Pick out every line with the word "that" and copy it.

● **Source records**
----
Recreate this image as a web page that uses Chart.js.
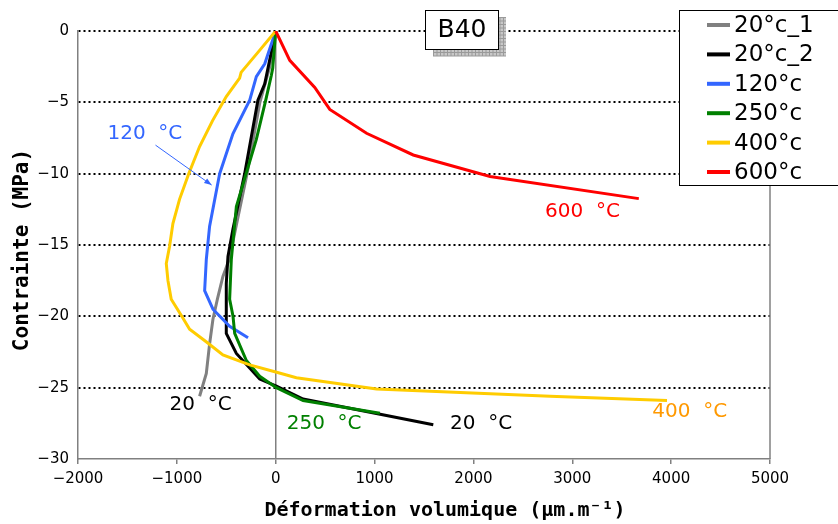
----
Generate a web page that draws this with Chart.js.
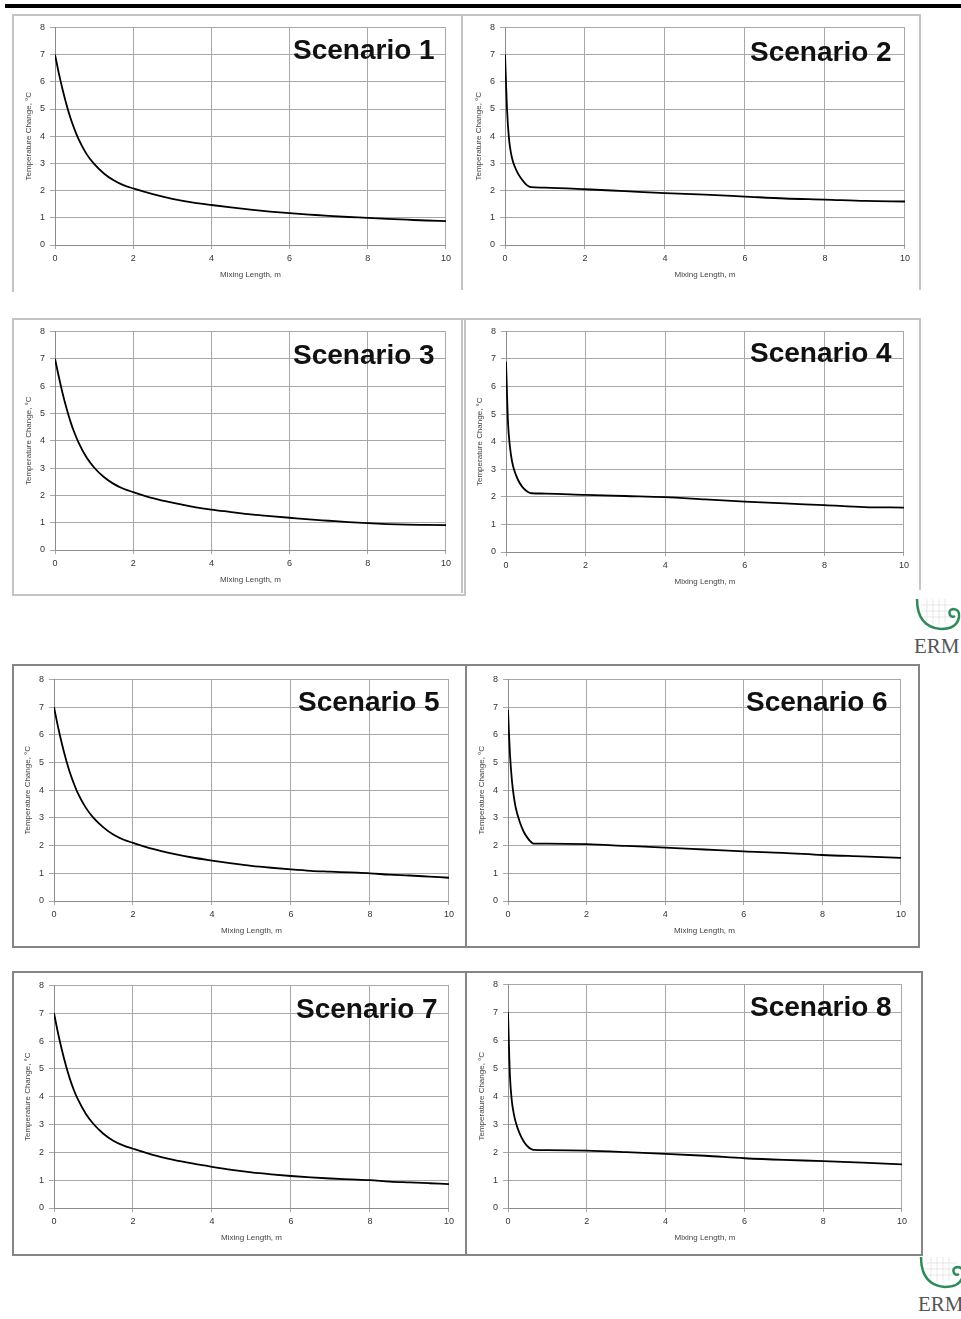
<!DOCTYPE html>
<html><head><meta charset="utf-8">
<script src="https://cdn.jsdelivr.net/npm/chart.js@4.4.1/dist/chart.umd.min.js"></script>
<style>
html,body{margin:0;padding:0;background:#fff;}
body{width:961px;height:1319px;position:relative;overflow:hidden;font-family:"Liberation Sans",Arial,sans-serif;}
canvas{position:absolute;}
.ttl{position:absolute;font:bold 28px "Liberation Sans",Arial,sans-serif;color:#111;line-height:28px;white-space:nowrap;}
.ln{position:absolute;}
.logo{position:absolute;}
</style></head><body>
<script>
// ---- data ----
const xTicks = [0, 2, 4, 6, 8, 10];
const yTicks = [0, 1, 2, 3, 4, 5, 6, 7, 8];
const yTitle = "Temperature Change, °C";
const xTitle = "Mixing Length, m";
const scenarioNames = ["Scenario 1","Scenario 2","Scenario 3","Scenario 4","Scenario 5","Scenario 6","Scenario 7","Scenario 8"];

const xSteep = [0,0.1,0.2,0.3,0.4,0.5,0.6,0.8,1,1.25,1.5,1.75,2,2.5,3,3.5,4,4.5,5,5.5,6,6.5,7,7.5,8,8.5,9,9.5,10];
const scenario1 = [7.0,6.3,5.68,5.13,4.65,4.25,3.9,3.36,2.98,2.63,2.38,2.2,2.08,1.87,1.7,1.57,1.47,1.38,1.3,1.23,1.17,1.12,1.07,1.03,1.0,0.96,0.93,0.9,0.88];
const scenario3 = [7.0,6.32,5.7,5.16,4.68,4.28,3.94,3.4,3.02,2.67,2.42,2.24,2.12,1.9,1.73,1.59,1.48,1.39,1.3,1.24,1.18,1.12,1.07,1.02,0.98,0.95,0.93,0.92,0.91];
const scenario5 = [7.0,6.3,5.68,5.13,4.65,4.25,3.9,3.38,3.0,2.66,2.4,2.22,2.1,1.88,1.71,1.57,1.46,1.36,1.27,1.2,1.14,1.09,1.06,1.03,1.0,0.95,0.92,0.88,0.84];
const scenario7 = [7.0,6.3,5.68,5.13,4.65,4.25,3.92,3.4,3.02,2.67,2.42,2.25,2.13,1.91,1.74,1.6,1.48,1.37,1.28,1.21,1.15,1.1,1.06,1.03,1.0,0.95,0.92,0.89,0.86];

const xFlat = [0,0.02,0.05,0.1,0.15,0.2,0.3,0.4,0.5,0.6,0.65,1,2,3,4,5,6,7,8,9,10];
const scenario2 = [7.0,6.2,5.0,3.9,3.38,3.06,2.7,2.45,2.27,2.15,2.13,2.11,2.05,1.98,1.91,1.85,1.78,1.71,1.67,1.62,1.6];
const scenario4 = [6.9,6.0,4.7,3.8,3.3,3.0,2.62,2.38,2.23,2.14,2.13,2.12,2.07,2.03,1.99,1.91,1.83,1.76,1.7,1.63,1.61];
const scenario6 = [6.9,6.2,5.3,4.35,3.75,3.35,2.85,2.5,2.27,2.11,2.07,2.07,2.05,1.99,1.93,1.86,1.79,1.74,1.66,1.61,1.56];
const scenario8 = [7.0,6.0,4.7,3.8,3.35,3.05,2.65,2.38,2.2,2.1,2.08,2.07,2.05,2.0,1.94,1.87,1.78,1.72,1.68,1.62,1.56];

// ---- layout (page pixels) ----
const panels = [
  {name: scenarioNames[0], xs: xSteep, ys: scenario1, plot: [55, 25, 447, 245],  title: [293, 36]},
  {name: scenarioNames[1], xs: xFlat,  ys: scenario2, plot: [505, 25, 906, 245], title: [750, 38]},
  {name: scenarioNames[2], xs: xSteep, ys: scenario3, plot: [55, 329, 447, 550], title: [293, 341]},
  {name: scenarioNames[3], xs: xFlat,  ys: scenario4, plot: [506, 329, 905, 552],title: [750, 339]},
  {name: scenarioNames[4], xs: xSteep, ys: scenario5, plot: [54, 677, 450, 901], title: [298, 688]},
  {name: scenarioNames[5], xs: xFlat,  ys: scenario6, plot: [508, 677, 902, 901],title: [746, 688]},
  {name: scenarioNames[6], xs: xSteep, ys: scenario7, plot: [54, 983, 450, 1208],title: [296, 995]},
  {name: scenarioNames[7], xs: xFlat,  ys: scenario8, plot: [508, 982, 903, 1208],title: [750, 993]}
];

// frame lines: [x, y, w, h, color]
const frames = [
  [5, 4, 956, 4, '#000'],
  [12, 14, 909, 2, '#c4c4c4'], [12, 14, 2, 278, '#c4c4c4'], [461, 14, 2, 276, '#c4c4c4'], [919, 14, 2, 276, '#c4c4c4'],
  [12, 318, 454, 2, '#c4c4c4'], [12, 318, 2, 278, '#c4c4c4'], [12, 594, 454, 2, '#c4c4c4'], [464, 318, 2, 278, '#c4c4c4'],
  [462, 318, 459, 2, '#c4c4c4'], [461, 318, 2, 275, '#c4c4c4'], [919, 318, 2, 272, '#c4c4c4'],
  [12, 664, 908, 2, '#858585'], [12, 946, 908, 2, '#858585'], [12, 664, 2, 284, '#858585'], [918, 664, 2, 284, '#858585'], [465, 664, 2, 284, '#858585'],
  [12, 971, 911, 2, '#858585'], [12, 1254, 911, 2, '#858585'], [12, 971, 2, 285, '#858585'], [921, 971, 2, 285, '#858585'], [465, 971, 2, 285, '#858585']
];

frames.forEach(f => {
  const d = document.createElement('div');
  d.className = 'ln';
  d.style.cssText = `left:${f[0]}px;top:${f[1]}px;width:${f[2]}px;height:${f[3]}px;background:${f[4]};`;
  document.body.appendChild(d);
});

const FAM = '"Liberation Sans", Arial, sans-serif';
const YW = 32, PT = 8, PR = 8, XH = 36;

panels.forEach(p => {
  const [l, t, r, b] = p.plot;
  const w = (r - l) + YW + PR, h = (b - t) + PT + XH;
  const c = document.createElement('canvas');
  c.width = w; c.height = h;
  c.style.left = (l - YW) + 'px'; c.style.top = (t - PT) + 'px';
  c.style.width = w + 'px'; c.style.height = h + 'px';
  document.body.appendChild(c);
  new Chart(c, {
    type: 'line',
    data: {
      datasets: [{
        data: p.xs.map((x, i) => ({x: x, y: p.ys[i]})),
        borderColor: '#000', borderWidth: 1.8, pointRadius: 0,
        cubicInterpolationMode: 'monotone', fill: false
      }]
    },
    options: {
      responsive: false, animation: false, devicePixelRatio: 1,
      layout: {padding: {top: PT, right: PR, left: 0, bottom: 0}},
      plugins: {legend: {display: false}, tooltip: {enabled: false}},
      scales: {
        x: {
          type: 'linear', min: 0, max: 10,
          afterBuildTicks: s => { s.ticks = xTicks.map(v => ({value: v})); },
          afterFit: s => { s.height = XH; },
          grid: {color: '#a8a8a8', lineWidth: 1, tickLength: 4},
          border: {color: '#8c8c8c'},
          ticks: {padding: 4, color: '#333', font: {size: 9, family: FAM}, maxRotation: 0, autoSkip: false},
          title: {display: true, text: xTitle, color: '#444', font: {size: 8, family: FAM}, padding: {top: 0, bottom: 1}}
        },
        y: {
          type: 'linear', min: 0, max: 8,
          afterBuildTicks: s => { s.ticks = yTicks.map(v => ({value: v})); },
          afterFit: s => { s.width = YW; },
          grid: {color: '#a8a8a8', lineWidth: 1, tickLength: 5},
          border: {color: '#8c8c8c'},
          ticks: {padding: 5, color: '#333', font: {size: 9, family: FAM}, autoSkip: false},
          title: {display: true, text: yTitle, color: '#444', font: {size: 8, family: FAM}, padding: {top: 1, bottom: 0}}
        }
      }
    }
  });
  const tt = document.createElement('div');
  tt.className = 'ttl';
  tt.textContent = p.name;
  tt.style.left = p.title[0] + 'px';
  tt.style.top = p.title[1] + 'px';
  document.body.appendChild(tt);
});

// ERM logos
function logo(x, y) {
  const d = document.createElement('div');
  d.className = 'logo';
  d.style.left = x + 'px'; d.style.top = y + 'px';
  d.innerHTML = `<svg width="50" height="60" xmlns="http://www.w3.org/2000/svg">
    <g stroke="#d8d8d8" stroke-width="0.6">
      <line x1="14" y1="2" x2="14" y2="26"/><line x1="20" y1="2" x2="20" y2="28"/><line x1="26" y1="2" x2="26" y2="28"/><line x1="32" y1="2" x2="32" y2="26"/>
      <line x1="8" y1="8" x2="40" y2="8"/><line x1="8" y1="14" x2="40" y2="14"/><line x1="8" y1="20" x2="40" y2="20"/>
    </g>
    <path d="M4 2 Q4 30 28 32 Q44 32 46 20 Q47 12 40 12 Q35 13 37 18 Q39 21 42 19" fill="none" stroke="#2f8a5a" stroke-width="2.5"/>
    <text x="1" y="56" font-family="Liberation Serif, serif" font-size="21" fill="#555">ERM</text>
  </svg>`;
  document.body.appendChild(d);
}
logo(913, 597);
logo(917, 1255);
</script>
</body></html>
----
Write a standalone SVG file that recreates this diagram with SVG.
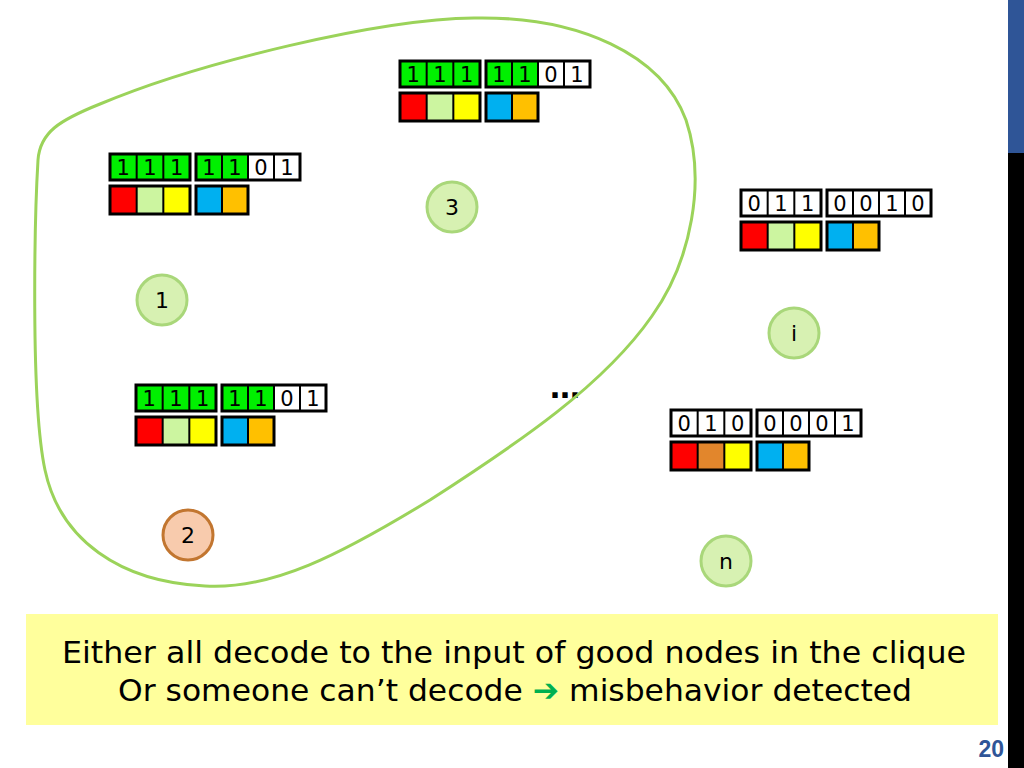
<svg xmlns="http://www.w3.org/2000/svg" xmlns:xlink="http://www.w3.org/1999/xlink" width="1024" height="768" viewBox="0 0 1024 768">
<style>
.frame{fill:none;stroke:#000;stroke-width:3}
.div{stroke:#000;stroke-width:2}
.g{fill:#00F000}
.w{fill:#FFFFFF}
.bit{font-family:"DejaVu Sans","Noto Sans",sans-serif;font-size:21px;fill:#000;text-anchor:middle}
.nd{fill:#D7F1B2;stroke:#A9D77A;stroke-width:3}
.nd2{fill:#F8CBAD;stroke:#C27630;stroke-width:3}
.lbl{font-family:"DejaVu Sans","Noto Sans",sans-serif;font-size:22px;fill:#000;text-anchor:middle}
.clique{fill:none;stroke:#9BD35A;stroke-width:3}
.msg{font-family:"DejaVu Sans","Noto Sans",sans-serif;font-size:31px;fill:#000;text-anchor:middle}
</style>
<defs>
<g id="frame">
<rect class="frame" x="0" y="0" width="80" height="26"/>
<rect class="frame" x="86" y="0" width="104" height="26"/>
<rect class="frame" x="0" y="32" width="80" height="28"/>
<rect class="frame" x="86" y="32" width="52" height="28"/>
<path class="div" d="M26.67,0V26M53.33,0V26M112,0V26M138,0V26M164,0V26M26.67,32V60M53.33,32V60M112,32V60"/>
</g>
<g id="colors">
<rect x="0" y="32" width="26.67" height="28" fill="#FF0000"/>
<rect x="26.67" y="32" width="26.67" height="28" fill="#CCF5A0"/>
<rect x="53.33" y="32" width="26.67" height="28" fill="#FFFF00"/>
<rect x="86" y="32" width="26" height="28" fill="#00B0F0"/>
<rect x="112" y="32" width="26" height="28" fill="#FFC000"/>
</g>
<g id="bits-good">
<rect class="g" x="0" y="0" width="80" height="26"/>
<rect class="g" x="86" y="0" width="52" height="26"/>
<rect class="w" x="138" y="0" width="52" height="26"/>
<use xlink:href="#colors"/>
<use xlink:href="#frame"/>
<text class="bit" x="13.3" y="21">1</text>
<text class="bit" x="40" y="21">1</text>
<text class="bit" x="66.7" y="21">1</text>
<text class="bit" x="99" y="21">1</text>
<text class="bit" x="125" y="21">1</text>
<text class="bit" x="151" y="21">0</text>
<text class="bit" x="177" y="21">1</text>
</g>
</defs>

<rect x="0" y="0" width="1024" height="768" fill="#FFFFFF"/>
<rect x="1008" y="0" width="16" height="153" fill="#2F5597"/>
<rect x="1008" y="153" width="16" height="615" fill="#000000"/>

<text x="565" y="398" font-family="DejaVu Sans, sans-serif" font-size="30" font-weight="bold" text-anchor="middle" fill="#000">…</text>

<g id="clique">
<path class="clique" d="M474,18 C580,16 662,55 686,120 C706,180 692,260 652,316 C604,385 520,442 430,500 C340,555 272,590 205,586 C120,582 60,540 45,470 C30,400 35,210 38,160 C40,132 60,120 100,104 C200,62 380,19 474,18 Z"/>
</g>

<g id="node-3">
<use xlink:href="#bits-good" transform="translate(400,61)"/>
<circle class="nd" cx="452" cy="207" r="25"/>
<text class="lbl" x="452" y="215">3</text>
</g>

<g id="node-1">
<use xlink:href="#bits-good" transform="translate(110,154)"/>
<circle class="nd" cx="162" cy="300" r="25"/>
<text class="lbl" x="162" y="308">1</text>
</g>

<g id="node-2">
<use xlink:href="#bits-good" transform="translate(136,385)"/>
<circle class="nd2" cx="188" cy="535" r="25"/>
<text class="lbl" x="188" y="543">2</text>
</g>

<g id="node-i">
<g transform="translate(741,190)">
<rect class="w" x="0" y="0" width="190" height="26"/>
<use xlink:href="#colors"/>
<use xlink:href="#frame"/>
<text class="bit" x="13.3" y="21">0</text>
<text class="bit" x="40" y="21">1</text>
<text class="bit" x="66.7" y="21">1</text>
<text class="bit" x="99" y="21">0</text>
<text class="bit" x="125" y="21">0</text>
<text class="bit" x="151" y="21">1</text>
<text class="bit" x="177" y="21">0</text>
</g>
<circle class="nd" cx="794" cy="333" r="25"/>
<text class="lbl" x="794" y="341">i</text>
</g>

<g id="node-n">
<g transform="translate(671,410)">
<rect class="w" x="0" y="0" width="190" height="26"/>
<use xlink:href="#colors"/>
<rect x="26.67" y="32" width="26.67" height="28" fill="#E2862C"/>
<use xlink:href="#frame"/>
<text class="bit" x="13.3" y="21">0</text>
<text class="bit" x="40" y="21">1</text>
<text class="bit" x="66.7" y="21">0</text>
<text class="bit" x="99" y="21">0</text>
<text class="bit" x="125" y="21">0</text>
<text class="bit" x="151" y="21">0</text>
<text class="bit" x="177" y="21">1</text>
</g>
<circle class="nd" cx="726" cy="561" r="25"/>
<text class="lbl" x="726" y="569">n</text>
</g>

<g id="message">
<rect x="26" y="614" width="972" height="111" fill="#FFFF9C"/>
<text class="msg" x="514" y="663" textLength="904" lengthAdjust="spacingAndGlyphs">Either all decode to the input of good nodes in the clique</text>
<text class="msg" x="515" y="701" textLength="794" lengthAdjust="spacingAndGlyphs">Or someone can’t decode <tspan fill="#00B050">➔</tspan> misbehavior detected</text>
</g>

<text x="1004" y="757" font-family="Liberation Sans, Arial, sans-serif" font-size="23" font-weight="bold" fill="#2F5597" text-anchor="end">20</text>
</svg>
----
● **Reply to the task**
Recreate this image as a web page that uses Chart.js.
Generate a web page that draws this with Chart.js.
Write a standalone SVG file that recreates this diagram with SVG.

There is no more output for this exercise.